What kind of rewards resonate most with beauty customers?
Beauty customers value a mix of transactional and experiential rewards. Point multipliers and discount codes matter. But early access to launches, exclusive events with your team, and personalized consultations create genuine differentiation. The experiential rewards are what drive emotional loyalty beyond price-based switching.
Can a small Shopify beauty brand truly benefit from VIP tiers?
Absolutely. Tier structure isn't about company size. It's about strategic customer segmentation and reward design. A 10-person skincare startup can build a tier system that makes their top customers spend 3x more per year. The difference is understanding psychology and execution discipline, not budget scale.
How do I track the success of my tiered loyalty program?

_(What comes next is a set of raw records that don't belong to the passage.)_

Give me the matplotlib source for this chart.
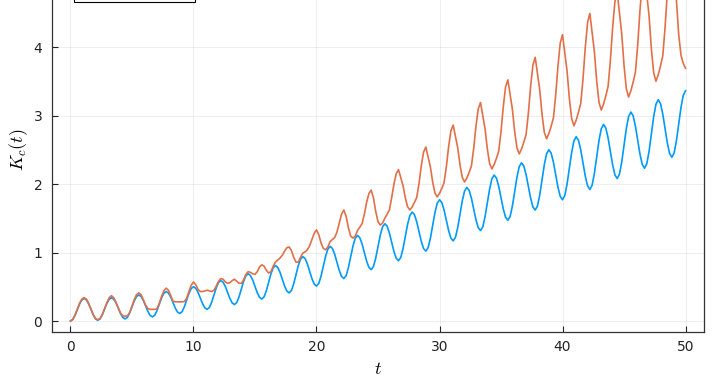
import numpy as np
import matplotlib.pyplot as plt
from matplotlib.patches import Rectangle

plt.rcParams['mathtext.fontset'] = 'cm'
plt.rcParams['font.family'] = ['DejaVu Sans']

# time grid (12 samples per oscillation period)
t = np.linspace(0, 50, 271)

# K_c(t), first curve (blue), one period per line
k_blue = [
    0.000, 0.022, 0.083, 0.165, 0.248, 0.308, 0.330, 0.309, 0.250, 0.170, 0.090, 0.031,
    0.010, 0.032, 0.093, 0.175, 0.258, 0.318, 0.340, 0.319, 0.263, 0.185, 0.108, 0.051,
    0.030, 0.053, 0.118, 0.205, 0.293, 0.357, 0.380, 0.359, 0.300, 0.220, 0.140, 0.081,
    0.060, 0.085, 0.153, 0.245, 0.338, 0.405, 0.430, 0.409, 0.350, 0.270, 0.190, 0.131,
    0.110, 0.136, 0.208, 0.305, 0.403, 0.474, 0.500, 0.478, 0.418, 0.335, 0.253, 0.192,
    0.170, 0.198, 0.275, 0.380, 0.485, 0.562, 0.590, 0.567, 0.503, 0.415, 0.328, 0.263,
    0.240, 0.270, 0.353, 0.465, 0.578, 0.660, 0.690, 0.665, 0.598, 0.505, 0.413, 0.345,
    0.320, 0.353, 0.443, 0.565, 0.688, 0.777, 0.810, 0.783, 0.710, 0.610, 0.510, 0.437,
    0.410, 0.446, 0.543, 0.675, 0.808, 0.904, 0.940, 0.911, 0.833, 0.725, 0.618, 0.539,
    0.510, 0.549, 0.655, 0.800, 0.945, 1.051, 1.090, 1.059, 0.973, 0.855, 0.738, 0.651,
    0.620, 0.662, 0.778, 0.935, 1.093, 1.208, 1.250, 1.217, 1.125, 1.000, 0.875, 0.784,
    0.750, 0.795, 0.918, 1.085, 1.253, 1.375, 1.420, 1.384, 1.285, 1.150, 1.015, 0.916,
    0.880, 0.928, 1.058, 1.235, 1.413, 1.542, 1.590, 1.552, 1.448, 1.305, 1.163, 1.058,
    1.020, 1.070, 1.208, 1.395, 1.583, 1.720, 1.770, 1.730, 1.620, 1.470, 1.320, 1.210,
    1.170, 1.222, 1.365, 1.560, 1.755, 1.898, 1.950, 1.908, 1.793, 1.635, 1.478, 1.362,
    1.320, 1.374, 1.523, 1.725, 1.928, 2.076, 2.130, 2.086, 1.965, 1.800, 1.635, 1.514,
    1.470, 1.526, 1.680, 1.890, 2.100, 2.254, 2.310, 2.264, 2.138, 1.965, 1.793, 1.666,
    1.620, 1.679, 1.840, 2.060, 2.280, 2.441, 2.500, 2.451, 2.318, 2.135, 1.953, 1.819,
    1.770, 1.832, 2.000, 2.230, 2.460, 2.628, 2.690, 2.638, 2.498, 2.305, 2.113, 1.972,
    1.920, 1.984, 2.158, 2.395, 2.633, 2.806, 2.870, 2.817, 2.673, 2.475, 2.278, 2.133,
    2.080, 2.145, 2.323, 2.565, 2.808, 2.985, 3.050, 2.995, 2.845, 2.640, 2.435, 2.285,
    2.230, 2.297, 2.480, 2.730, 2.980, 3.163, 3.230, 3.174, 3.020, 2.810, 2.600, 2.446,
    2.390, 2.455, 2.633, 2.875, 3.118, 3.295, 3.360,
]

# K_c(t), second curve (orange)
k_red = [
    0.000, 0.022, 0.085, 0.170, 0.260, 0.320, 0.340, 0.320, 0.255, 0.172, 0.092, 0.035,
    0.020, 0.035, 0.095, 0.180, 0.270, 0.340, 0.370, 0.340, 0.270, 0.190, 0.115, 0.075,
    0.070, 0.075, 0.125, 0.215, 0.310, 0.385, 0.410, 0.385, 0.310, 0.230, 0.180, 0.170,
    0.170, 0.170, 0.180, 0.260, 0.360, 0.440, 0.480, 0.450, 0.370, 0.290, 0.280, 0.280,
    0.280, 0.280, 0.285, 0.330, 0.430, 0.520, 0.570, 0.530, 0.460, 0.430, 0.430, 0.440,
    0.450, 0.440, 0.430, 0.450, 0.510, 0.580, 0.620, 0.610, 0.570, 0.550, 0.560, 0.590,
    0.610, 0.580, 0.550, 0.550, 0.600, 0.680, 0.720, 0.710, 0.690, 0.680, 0.720, 0.790,
    0.820, 0.800, 0.740, 0.700, 0.720, 0.800, 0.860, 0.890, 0.920, 0.960, 1.020, 1.070,
    1.080, 1.030, 0.930, 0.860, 0.860, 0.930, 0.990, 1.010, 1.040, 1.100, 1.190, 1.280,
    1.330, 1.260, 1.140, 1.060, 1.040, 1.080, 1.160, 1.190, 1.220, 1.300, 1.430, 1.560,
    1.620, 1.530, 1.360, 1.240, 1.210, 1.240, 1.320, 1.370, 1.420, 1.560, 1.730, 1.860,
    1.910, 1.800, 1.600, 1.450, 1.400, 1.430, 1.500, 1.560, 1.620, 1.800, 2.000, 2.150,
    2.210, 2.092, 1.974, 1.797, 1.667, 1.620, 1.666, 1.730, 1.804, 2.006, 2.264, 2.466,
    2.540, 2.394, 2.248, 2.029, 1.868, 1.810, 1.863, 1.936, 2.020, 2.251, 2.545, 2.776,
    2.860, 2.694, 2.528, 2.279, 2.096, 2.030, 2.088, 2.169, 2.262, 2.517, 2.842, 3.097,
    3.190, 2.996, 2.802, 2.511, 2.298, 2.220, 2.285, 2.376, 2.480, 2.766, 3.130, 3.416,
    3.520, 3.304, 3.088, 2.764, 2.526, 2.440, 2.511, 2.609, 2.722, 3.032, 3.427, 3.737,
    3.850, 3.612, 3.374, 3.017, 2.755, 2.660, 2.736, 2.842, 2.964, 3.298, 3.724, 4.058,
    4.180, 3.914, 3.648, 3.249, 2.956, 2.850, 2.932, 3.047, 3.178, 3.539, 3.998, 4.359,
    4.490, 4.208, 3.926, 3.503, 3.193, 3.080, 3.166, 3.286, 3.424, 3.802, 4.284, 4.662,
    4.800, 4.494, 4.188, 3.729, 3.392, 3.270, 3.361, 3.487, 3.632, 4.030, 4.537, 4.935,
    5.080, 4.764, 4.448, 3.974, 3.626, 3.500, 3.593, 3.722, 3.870, 4.277, 4.795, 5.202,
    5.350, 5.016, 4.680, 4.180, 3.880, 3.760, 3.690,
]

xticks = [0, 10, 20, 30, 40, 50]
yticks = [0, 1, 2, 3, 4]   # 5 lies above the cropped canvas

W, H = 718, 385
fig = plt.figure(figsize=(W / 100, H / 100), dpi=100)

# axes box: the top of the plot sits above the visible canvas (picture is cropped)
ymin, ymax = -0.1605, 5.5105
px_per_unit = 68.5
top_px = 321 - ymax * px_per_unit
ax_h = 332 - top_px
ax = fig.add_axes([52 / W, (H - 332) / H, (704 - 52) / W, ax_h / H])

ax.plot(t, k_blue, color='#009afa', linewidth=1.2)
ax.plot(t, k_red, color='#e36f47', linewidth=1.2)

ax.set_xlim(-1.5, 51.5)
ax.set_ylim(ymin, ymax)
ax.set_xticks(xticks)
ax.set_yticks(yticks)
ax.grid(color='black', alpha=0.08, linewidth=0.6)
ax.tick_params(direction='in', length=4, width=0.8, labelsize=10, colors='#222222')
ax.tick_params(axis='y', pad=7)
ax.tick_params(axis='x', pad=6)
for s in ax.spines.values():
    s.set_color('#333333')
    s.set_linewidth(0.9)

ax.set_xlabel('$t$', fontsize=13)
ax.set_ylabel('$K_c(t)$', fontsize=13)
ax.xaxis.set_label_coords(0.5, (332 - 360) / ax_h)
ax.yaxis.set_label_coords((30 - 52) / (704 - 52), (332 - 150) / ax_h)

# legend frame, only its lower edge is inside the crop
fig.patches.append(Rectangle((74 / W, (H - 1.5) / H), (195 - 74) / W, 40 / H,
                             transform=fig.transFigure, facecolor='white',
                             edgecolor='black', linewidth=0.8))

fig.savefig('out.png', dpi=100)
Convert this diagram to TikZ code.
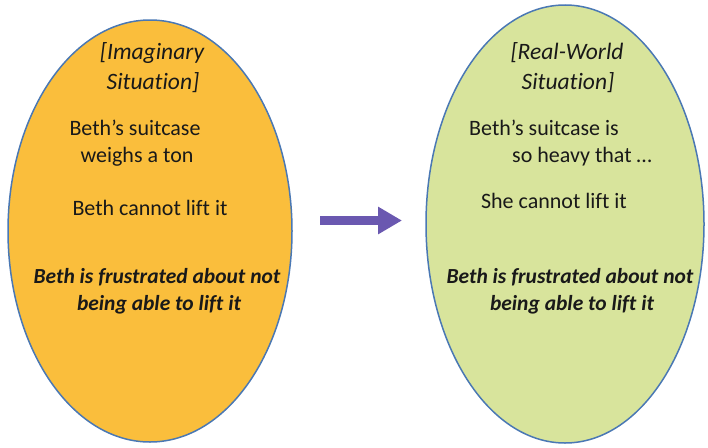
\documentclass[tikz,border=0pt]{standalone}
\usepackage{fontspec}
\setmainfont{Carlito}[Ligatures={NoCommon}]
\usetikzlibrary{shapes.geometric,arrows.meta}

\definecolor{imagfill}{RGB}{250,190,60}
\definecolor{realfill}{RGB}{216,228,156}
\definecolor{rimblue}{RGB}{74,120,180}
\definecolor{arrowpurple}{RGB}{106,88,176}
\definecolor{ink}{RGB}{25,25,25}

\tikzset{
  situation/.style={ellipse, draw=rimblue, line width=1.5pt, inner sep=0pt},
  txt/.style={anchor=base, inner sep=0pt, text=ink, font=\fontsize{22}{26}\selectfont},
  heading/.style={txt, font=\fontsize{23.5}{28}\selectfont\itshape},
  emph/.style={txt, font=\fontsize{21.5}{26}\selectfont\bfseries\itshape},
  flow/.style={draw=arrowpurple, line width=9pt, -{Triangle[length=24pt,width=26pt]}}
}

\begin{document}
\begin{tikzpicture}[x=1pt,y=-1pt]
  \useasboundingbox (0,0) rectangle (708,447);

  % the two situations
  \node[situation, fill=imagfill, minimum width=284pt, minimum height=422pt] (imag) at (150,231) {};
  \node[situation, fill=realfill, minimum width=278pt, minimum height=438pt] (real) at (565,224) {};

  % imaginary situation
  \node[heading] (ih1) at (152,59) {[Imaginary};
  \node[heading] (ih2) at (153,89) {Situation]};
  \node[txt] (i1a) at (135,135) {Beth’s suitcase};
  \node[txt] (i1b) at (137,162) {weighs a ton};
  \node[txt] (i2) at (150,215) {Beth cannot lift it};
  \node[emph] (i3a) at (157,283) {Beth is frustrated about not};
  \node[emph] (i3b) at (159,310) {being able to lift it};

  % real-world situation
  \node[heading] (rh1) at (567,59) {[Real-World};
  \node[heading] (rh2) at (568,89) {Situation]};
  \node[txt] (r1a) at (544,135) {Beth’s suitcase is};
  \node[txt] (r1b) at (582,162) {so heavy that …};
  \node[txt] (r2) at (554,208) {She cannot lift it};
  \node[emph] (r3a) at (570,283) {Beth is frustrated about not};
  \node[emph] (r3b) at (572,310) {being able to lift it};

  % arrow between the situations
  \coordinate (astart) at (320,220.5);
  \coordinate (aend) at (402,220.5);
  \draw[flow] (astart) -- (aend);
\end{tikzpicture}
\end{document}
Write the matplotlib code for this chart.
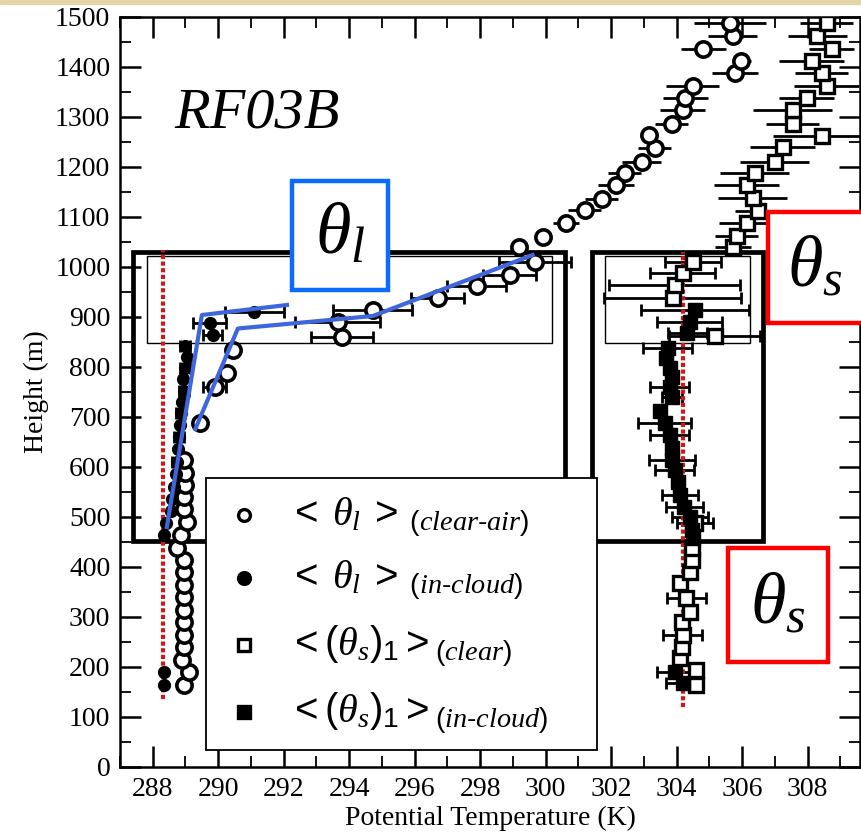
import matplotlib
matplotlib.use("Agg")
import matplotlib.pyplot as plt
from matplotlib.patches import Rectangle
import numpy as np

plt.rcParams['font.family'] = 'Liberation Serif'
plt.rcParams['mathtext.fontset'] = 'custom'
plt.rcParams['mathtext.rm'] = 'Liberation Sans'
plt.rcParams['mathtext.it'] = 'Liberation Serif:italic'
plt.rcParams['mathtext.bf'] = 'Liberation Sans:bold'

# <theta_l> clear-air (open circles)
h_cl = [164, 190, 214, 240, 264, 290, 314, 340, 364, 390, 414, 438, 464, 490, 516,
        540, 564, 588, 614, 688, 760, 788, 834, 860, 890, 914, 938, 962, 984, 1010,
        1040, 1060, 1088, 1114, 1136, 1164, 1188, 1210, 1238, 1264, 1286, 1314, 1338,
        1362, 1388, 1412, 1436, 1462, 1488]
t_cl = [288.95, 289.1, 288.9, 288.95, 288.95, 288.95, 288.95, 288.95, 288.95, 288.95,
        288.95, 288.75, 288.85, 289.05, 288.95, 288.95, 288.98, 288.98, 288.95, 289.44,
        289.89, 290.26, 290.44, 293.77, 293.65, 294.72, 296.7, 297.9, 298.9, 299.66,
        299.2, 299.91, 300.61, 301.19, 301.71, 302.14, 302.41, 302.93, 303.33, 303.15,
        303.85, 304.18, 304.27, 304.49, 305.77, 305.98, 304.82, 305.71, 305.62]
e_cl = [0, 0, 0, 0, 0, 0, 0, 0, 0, 0, 0, 0, 0, 0, 0, 0, 0, 0, 0, 0,
        0.35, 0, 0, 0.95, 1.3, 1.2, 0.8, 0.9, 0.8, 1.1,
        0, 0, 0.4, 0.5, 0.5, 0.55, 0.5, 0.6, 0.5, 0,
        0.5, 0.7, 0.7, 0.8, 0.7, 0.3, 0.7, 0.75, 1.1]

# <theta_l> in-cloud (filled circles)
h_ic = [164, 190, 464, 488, 512, 536, 560, 586, 610, 636, 660, 684, 708, 730, 752,
        776, 798, 820, 842, 864, 888, 910]
t_ic = [288.35, 288.35, 288.35, 288.4, 288.55, 288.6, 288.65, 288.7, 288.75, 288.78,
        288.8, 288.82, 288.85, 288.9, 288.95, 288.92, 288.98, 289.04, 288.98, 289.83,
        289.74, 291.1]
e_ic = [0, 0, 0, 0, 0, 0, 0, 0, 0.15, 0, 0.15, 0, 0.15, 0, 0.15,
        0, 0.15, 0, 0.15, 0.3, 0.5, 0.9]

# <(theta_s)_1> clear (open squares)
h_sc = [164, 194, 218, 240, 264, 290, 310, 338, 368, 390, 414, 438, 488, 862, 938,
        964, 988, 1010, 1040, 1062, 1088, 1112, 1138, 1164, 1188, 1210, 1240, 1262,
        1286, 1314, 1338, 1362, 1388, 1412, 1436, 1462, 1488]
t_sc = [304.6, 304.6, 304.1, 304.15, 304.18, 304.15, 304.4, 304.3, 304.1, 304.4,
        304.46, 304.46, 304.55, 305.16, 303.88, 303.94, 304.18, 304.49, 305.71, 305.83,
        306.14, 306.47, 306.32, 306.14, 306.38, 306.99, 307.24, 308.43, 307.54, 307.54,
        307.97, 308.58, 308.43, 308.12, 308.73, 308.3, 308.58]
e_sc = [0, 0, 0, 0, 0.6, 0, 0, 0.6, 0, 0, 0, 0, 0.55, 1.4, 2.1,
        2.0, 1.0, 0.85, 0.55, 0.65, 0.85, 0.7, 1.05, 1.0, 1.05, 1.05, 1.0, 1.5,
        0.8, 1.2, 0.85, 1.0, 0.8, 1.0, 0.7, 0.9, 0.8]

# <(theta_s)_1> in-cloud (filled squares)
h_sic = [168, 190, 458, 474, 500, 520, 544, 570, 594, 614, 638, 664, 688, 712, 740,
         760, 780, 798, 818, 838, 868, 890, 914]
t_sic = [304.18, 303.94, 304.49, 304.46, 304.4, 304.24, 304.1, 304.03, 303.94, 303.85,
         303.85, 303.79, 303.63, 303.48, 303.85, 303.79, 303.85, 303.79, 303.69, 303.73,
         304.33, 304.4, 304.55]
e_sic = [0.5, 0.55, 0, 0, 0.55, 0.55, 0.55, 0, 0.6, 0.7, 0, 0.6, 0.8, 0, 0.3,
         0.6, 0, 0, 0, 0.75, 0.6, 1.0, 1.65]

# blue fitted profiles
fit_ic_t = [288.43, 289.5, 292.1]
fit_ic_h = [480, 904, 924]
fit_cl_t = [289.3, 290.6, 294.72, 299.6]
fit_cl_h = [676, 877, 902, 1024]

# red dotted reference lines
ref_t = [288.3, 304.18]
ref_h = [(136, 1035), (120, 1030)]

legend_labels = [r'$<\;\theta_l\;>_{\;(clear\text{-}air)}$',
                 r'$<\;\theta_l\;>_{\;(in\text{-}cloud)}$',
                 r'$<(\theta_s)_1>_{(clear)}$',
                 r'$<(\theta_s)_1>_{(in\text{-}cloud)}$']

fig = plt.figure(figsize=(8.61, 8.35), dpi=100)
ax = fig.add_axes([120 / 861, 68 / 835, 740 / 861, 750 / 835])

fig.patches.append(Rectangle((0, 1 - 4 / 835), 1, 4 / 835, transform=fig.transFigure,
                             color='#e4d5a6', zorder=0))

# large analysis boxes
ax.add_patch(Rectangle((287.39, 452), 300.58 - 287.39, 1030 - 452, fill=False,
                       lw=3.4, ec='black', zorder=2))
ax.add_patch(Rectangle((287.83, 848), 300.2 - 287.83, 1022 - 848, fill=False,
                       lw=1, ec='black', zorder=2))
ax.add_patch(Rectangle((301.4, 452), 306.63 - 301.4, 1030 - 452, fill=False,
                       lw=3.4, ec='black', zorder=2))
ax.add_patch(Rectangle((301.8, 848), 306.23 - 301.8, 1022 - 848, fill=False,
                       lw=1, ec='black', zorder=2))

for x, (y0, y1) in zip(ref_t, ref_h):
    ax.plot([x, x], [y0, y1], color='#d01818', lw=3, ls=(0, (1.0, 0.6)), zorder=4)

eb = dict(fmt='none', ecolor='black', elinewidth=2, zorder=3)
h_cl, t_cl, e_cl = map(np.array, (h_cl, t_cl, e_cl))
h_sc, t_sc, e_sc = map(np.array, (h_sc, t_sc, e_sc))
low = h_cl < 1030
ax.errorbar(t_cl[low], h_cl[low], xerr=e_cl[low], capsize=4, capthick=2, **eb)
ax.errorbar(t_cl[~low], h_cl[~low], xerr=e_cl[~low], capsize=0, **eb)
low = h_sc < 1030
ax.errorbar(t_sc[low], h_sc[low], xerr=e_sc[low], capsize=4, capthick=2, **eb)
ax.errorbar(t_sc[~low], h_sc[~low], xerr=e_sc[~low], capsize=0, **eb)
ax.errorbar(t_ic, h_ic, xerr=e_ic, capsize=4, capthick=2, **eb)
ax.errorbar(t_sic, h_sic, xerr=e_sic, capsize=4, capthick=2, **eb)

ax.plot(t_cl, h_cl, 'o', ms=11, mfc='white', mec='black', mew=2.6, zorder=4)
ax.plot(t_ic, h_ic, 'o', ms=8.5, mfc='black', mec='black', zorder=4)
ax.plot(t_sc, h_sc, 's', ms=9.5, mfc='white', mec='black', mew=2.4, zorder=4)
ax.plot(t_sic, h_sic, 's', ms=9.5, mfc='black', mec='black', zorder=4)

ax.plot(fit_ic_t, fit_ic_h, color='#3f66dc', lw=3, zorder=5)
ax.plot(fit_cl_t, fit_cl_h, color='#3f66dc', lw=3, zorder=5)

# annotation boxes
ax.add_patch(Rectangle((292.24, 954), 295.18 - 292.24, 1172 - 954, fc='white',
                       ec='#0a6cff', lw=3.2, zorder=6))
ax.text(293.71, 1062, r'$\theta_l$', fontsize=52, ha='center', va='center', zorder=7)
ax.add_patch(Rectangle((306.78, 888), 4.0, 1110 - 888, fc='white', ec='#ff0000',
                       lw=3.2, zorder=6, clip_on=False))
ax.text(308.21, 996, r'$\theta_s$', fontsize=52, ha='center', va='center', zorder=7,
        clip_on=False)
ax.add_patch(Rectangle((305.56, 210), 308.61 - 305.56, 438 - 210, fc='white',
                       ec='#ff0000', lw=3.2, zorder=6))
ax.text(307.08, 322, r'$\theta_s$', fontsize=52, ha='center', va='center', zorder=7)

ax.text(288.67, 1278, 'RF03B', fontsize=42, style='italic', va='baseline')

# legend box
ax.add_patch(Rectangle((289.62, 34), 301.56 - 289.62, 578 - 34, fc='white',
                       ec='black', lw=1.3, zorder=8))
rows = [504, 378, 244, 110]
styles = [('o', 'white'), ('o', 'black'), ('s', 'white'), ('s', 'black')]
for y, (m, fc), lab in zip(rows, styles, legend_labels):
    ax.plot(290.78, y, m, ms=8.5 if m == 'o' else 8, mfc=fc, mec='black', mew=2.4,
            zorder=9)
    ax.text(292.15, y - 22, lab, fontsize=29, va='baseline', zorder=9)

ax.set_xlim(287.0, 309.6)
ax.set_ylim(0, 1500)
ax.set_xticks(np.arange(288, 309, 2))
ax.set_xticks(np.arange(287, 310, 1), minor=True)
ax.set_yticks(np.arange(0, 1501, 100))
ax.set_yticks(np.arange(0, 1501, 50), minor=True)
ax.tick_params(which='both', direction='in', top=True, right=True, labelsize=20)
ax.tick_params(which='major', length=15, width=1.8, pad=7)
ax.tick_params(which='minor', length=8, width=1.3)
for s in ax.spines.values():
    s.set_linewidth(1.8)
ax.set_xlabel('Potential Temperature (K)', fontsize=20, labelpad=3)
ax.set_ylabel('Height (m)', fontsize=20, labelpad=4)

fig.savefig('out.png', dpi=100)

Monitor three metrics: tier distribution (what percentage of customers sit in each tier), tier progression velocity (how quickly customers advance), and tier-based profitability (how much profit each tier contributes). Compare repeat purchase rates and customer lifetime value between tiers. If top-tier customers aren't spending significantly more and returning more frequently than bottom-tier, your rewards or thresholds need adjustment.
TLDR
VIP tiers are membership levels with escalating benefits based on customer spend and engagement. They're not exclusive to big brands, but rather strategic systems that increase customer lifetime value by up to 3x, improve retention by 25-95%, and transform customers into advocates. The strongest programs use 2-3 tiers with clear progression thresholds, blend transactional rewards (points, discounts, free shipping) with experiential benefits (exclusive events, early access, personalized service), and integrate into a Shopify platform that enables seamless customer experience and data-driven personalization. Beauty brands of any size can build magnetic tier programs by maintaining exclusivity while keeping advancement achievable through both spending and engagement activities.